Now, as you'd expect, we've been through the acquired balance sheet in some detail, and we've also worked to align the accounting policies and practices between the 2 heritages. And this has given rise to 2 further acquisition-related adjustments and these are onetime adjustments. We've cleaned up the intangible asset registers, identifying items that don't have a future in the enlarged group and either accelerated the depreciation of these assets or written them off, taking a charge of GBP 127 million which is capital neutral. The largest single item was Virgin Money Digital Bank and that accounts for GBP 70 million of the total.

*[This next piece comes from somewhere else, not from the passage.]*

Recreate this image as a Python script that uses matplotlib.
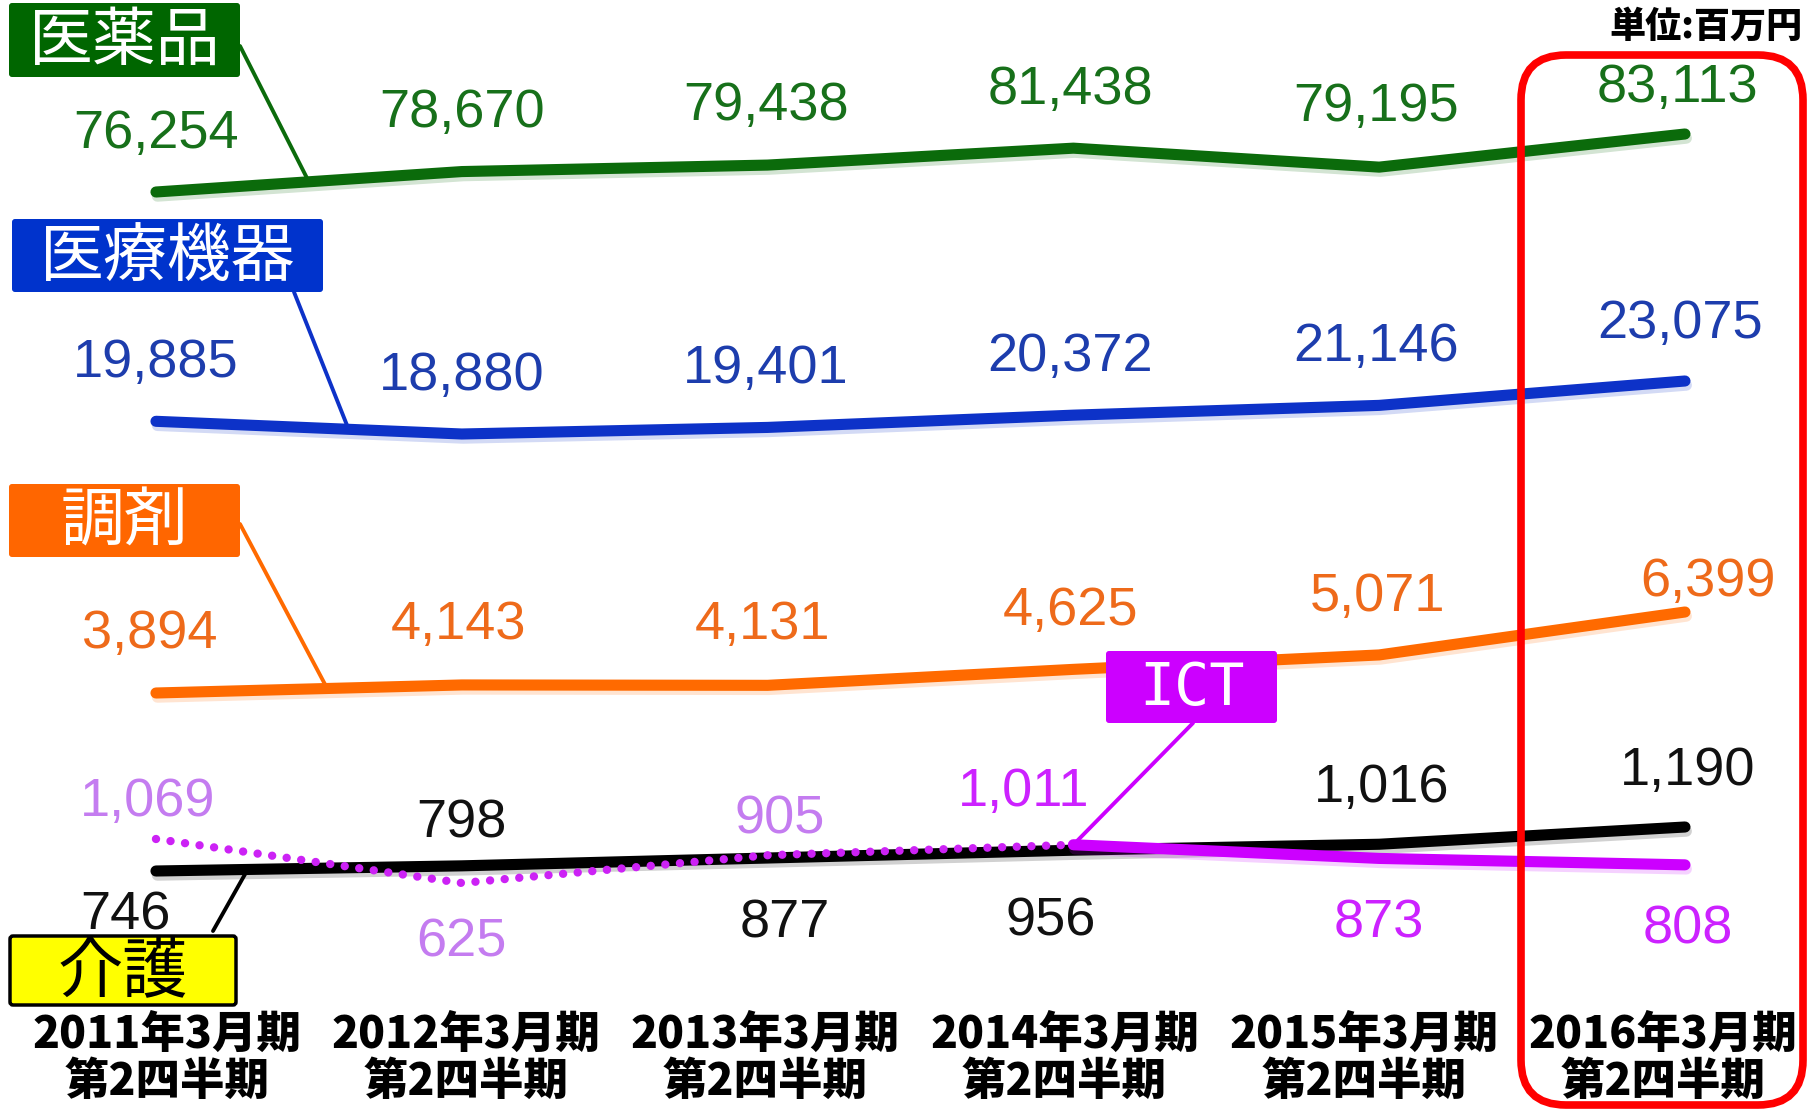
import numpy as np
import matplotlib
matplotlib.use("Agg")
import matplotlib.pyplot as plt
from matplotlib.patches import FancyBboxPatch
import matplotlib.patheffects as pe
from matplotlib import font_manager

# ---------------- data ----------------
periods = ["2011年3月期", "2012年3月期", "2013年3月期", "2014年3月期", "2015年3月期", "2016年3月期"]
quarter = "第2四半期"
pharma = [76254, 78670, 79438, 81438, 79195, 83113]      # 医薬品
devices = [19885, 18880, 19401, 20372, 21146, 23075]     # 医療機器
dispensing = [3894, 4143, 4131, 4625, 5071, 6399]        # 調剤
care = [746, 798, 877, 956, 1016, 1190]                  # 介護
ict = [1069, 625, 905, 1011, 873, 808]                   # ICT
series_names = ["医薬品", "医療機器", "調剤", "介護", "ICT"]
unit_text = "単位:百万円"

# ---------------- layout / style ----------------
W, H, DPI = 1807, 1109, 100
CJK = ["Noto Sans CJK JP", "DejaVu Sans"]
available = {f.name for f in font_manager.fontManager.ttflist}
if "Liberation Sans Narrow" in available:
    NUM_FONT, NUM_SIZE = "Liberation Sans Narrow", 44
else:
    NUM_FONT, NUM_SIZE = "Liberation Sans", 39

fig = plt.figure(figsize=(W / DPI, H / DPI), dpi=DPI)
fig.patch.set_facecolor("white")
x = np.arange(len(periods))


def band_axes(v_a, py_a, v_b, py_b, z):
    """Full-figure transparent axes; value v_a lands at pixel row py_a (from top), v_b at py_b."""
    ax = fig.add_axes([0, 0, 1, 1], zorder=z)
    ax.set_axis_off()
    ax.set_xlim(-0.51, 5.399)
    ya, yb = H - py_a, H - py_b
    s = (yb - ya) / (v_b - v_a)
    lo = v_a - ya / s
    ax.set_ylim(lo, lo + H / s)
    return ax


def shadow(color):
    return [pe.SimpleLineShadow(offset=(1, -3), shadow_color=color, alpha=0.18), pe.Normal()]


def value_labels(ax, vals, offsets, colors):
    for i, (v, (dx, dy)) in enumerate(zip(vals, offsets)):
        c = colors[i] if isinstance(colors, list) else colors
        ax.annotate(f"{v:,}", xy=(i, v), xytext=(dx, dy), textcoords="offset pixels",
                    ha="center", va="center", fontsize=NUM_SIZE, color=c,
                    family=NUM_FONT, annotation_clip=False)


def leader(ax, xf, vals, start_px, color):
    ax.annotate("", xy=(xf, np.interp(xf, x, vals)), xycoords="data",
                xytext=(start_px[0], H - start_px[1]), textcoords="figure pixels",
                arrowprops=dict(arrowstyle="-", color=color, lw=2.8, shrinkA=0, shrinkB=0),
                annotation_clip=False)


def label_box(x0, top, w, h, fc, text, tc, ec=None, lw=0, fs=45, family=None):
    p = FancyBboxPatch((x0 / DPI, (H - top - h) / DPI), w / DPI, h / DPI,
                       boxstyle="round,pad=0,rounding_size=0.03",
                       transform=fig.dpi_scale_trans, fc=fc, ec=ec if ec else fc, lw=lw, zorder=5)
    fig.add_artist(p)
    fig.text((x0 + w / 2) / W, 1 - (top + h / 2 + 2) / H, text, ha="center", va="center",
             color=tc, fontsize=fs, family=family if family else CJK, zorder=6)


LW = 8

# 医薬品
c_ph = "#0B6B0B"
ax1 = band_axes(pharma[0], 192, pharma[-1], 134, 1)
ax1.plot(x, pharma, color=c_ph, lw=LW, solid_capstyle="round", solid_joinstyle="round",
         path_effects=shadow(c_ph))
value_labels(ax1, pharma, [(0, 58), (0, 59), (-2, 59), (-3, 58), (-3, 60), (-8, 46)], "#17701A")
leader(ax1, 0.5, pharma, (240, 46), c_ph)

# 医療機器
c_dv = "#0D32C8"
ax2 = band_axes(devices[1], 434, devices[-1], 381, 2)
ax2.plot(x, devices, color=c_dv, lw=LW, solid_capstyle="round", solid_joinstyle="round",
         path_effects=shadow(c_dv))
value_labels(ax2, devices, [(0, 58), (0, 58), (-2, 58), (-3, 58), (-3, 58), (-5, 57)], "#1D3DAD")
leader(ax2, 0.63, devices, (294, 292), c_dv)

# 調剤
c_ds = "#FF6A00"
ax3 = band_axes(dispensing[0], 693, dispensing[-1], 612, 3)
ax3.plot(x, dispensing, color=c_ds, lw=LW, solid_capstyle="round", solid_joinstyle="round",
         path_effects=shadow(c_ds))
value_labels(ax3, dispensing, [(-6, 59), (-3, 60), (-5, 60), (-3, 58), (-2, 58), (23, 30)], "#EE6A1A")
leader(ax3, 0.56, dispensing, (240, 524), c_ds)

# 介護 / ICT (shared band)
c_cr = "#000000"
c_ict = "#CC00FF"
ax4 = band_axes(care[0], 871, care[-1], 827, 4)
ax4.plot(x, care, color=c_cr, lw=LW, solid_capstyle="round", solid_joinstyle="round",
         path_effects=shadow("#000000"))
ax4.plot(x[:4], ict[:4], color="#CC22F5", lw=6, linestyle=(0, (0.01, 1.75)),
         dash_capstyle="round")
ax4.plot(x[3:], ict[3:], color=c_ict, lw=LW, solid_capstyle="round", solid_joinstyle="round",
         path_effects=shadow(c_ict))
value_labels(ax4, care, [(-31, -45), (0, 42), (17, -65), (-23, -71), (2, 56), (3, 56)], "#111111")
ict_cols = ["#C47CF0", "#C47CF0", "#C47CF0", "#CC22FF", "#CC22FF", "#CC22FF"]
value_labels(ax4, ict, [(-8, 37), (0, -60), (12, 36), (-50, 53), (0, -65), (3, -65)], ict_cols)
leader(ax4, 3.0, ict, (1193, 723), c_ict)
leader(ax4, 0.3, care, (213, 931), "#000000")

# series label boxes
label_box(9, 3, 231, 74, "#006600", series_names[0], "white", fs=46)
label_box(12, 219, 311, 73, "#0033CC", series_names[1], "white", fs=46)
label_box(9, 484, 231, 73, "#FF6600", series_names[2], "white", fs=46)
label_box(1106, 651, 171, 72, "#CC00FF", series_names[4], "white", fs=42,
          family=["DejaVu Sans Mono"])
label_box(10, 936, 226, 69, "#FFFF00", series_names[3], "black", ec="black", lw=2.5, fs=47)

# x labels
for i, p in enumerate(periods):
    cx = (167 + 299.2 * i) / W
    fig.text(cx, 1 - 1034 / H, p, ha="center", va="center", fontsize=32,
             fontweight="heavy", family=CJK, zorder=6)
    fig.text(cx, 1 - 1081 / H, quarter, ha="center", va="center", fontsize=32,
             fontweight="heavy", family=CJK, zorder=6)

# unit
fig.text(1803 / W, 1 - 27 / H, unit_text, ha="right", va="center", fontsize=26,
         fontweight="heavy", family=CJK, zorder=6)

# red highlight frame
frame = FancyBboxPatch((1521 / DPI, (H - 1105) / DPI), 282 / DPI, 1050 / DPI,
                       boxstyle="round,pad=0,rounding_size=0.45",
                       transform=fig.dpi_scale_trans, fc="none", ec="#FF0000", lw=5.5, zorder=7)
fig.add_artist(frame)

fig.savefig("out.png", dpi=DPI, facecolor="white")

Accounting policies and practices across CYB and VM were largely aligned. One exception was the treatment of income earned in the period customers spend on SVR at the end of any fixed rate product. In common with the rest of the industry in the U.K., Virgin Money included this income in the effective interest rate attributed to the mortgage loan. CYB did not. The CYB and VM accounting practices have now been aligned, and we've recognized a net asset on a prudent basis of GBP 80 million relating to a catch-up in EIR and that asset [crossed] a GBP 25 billion mortgage book.

So a longer P&L explanation than usual, but in summary, we're pleased with the resilient underlying performance in a tough environment. But it was clearly somewhat messy in terms of statutory profit and the large list of exceptional items. However, as many of you will know, this is fairly common in the early stages of a transformative acquisition.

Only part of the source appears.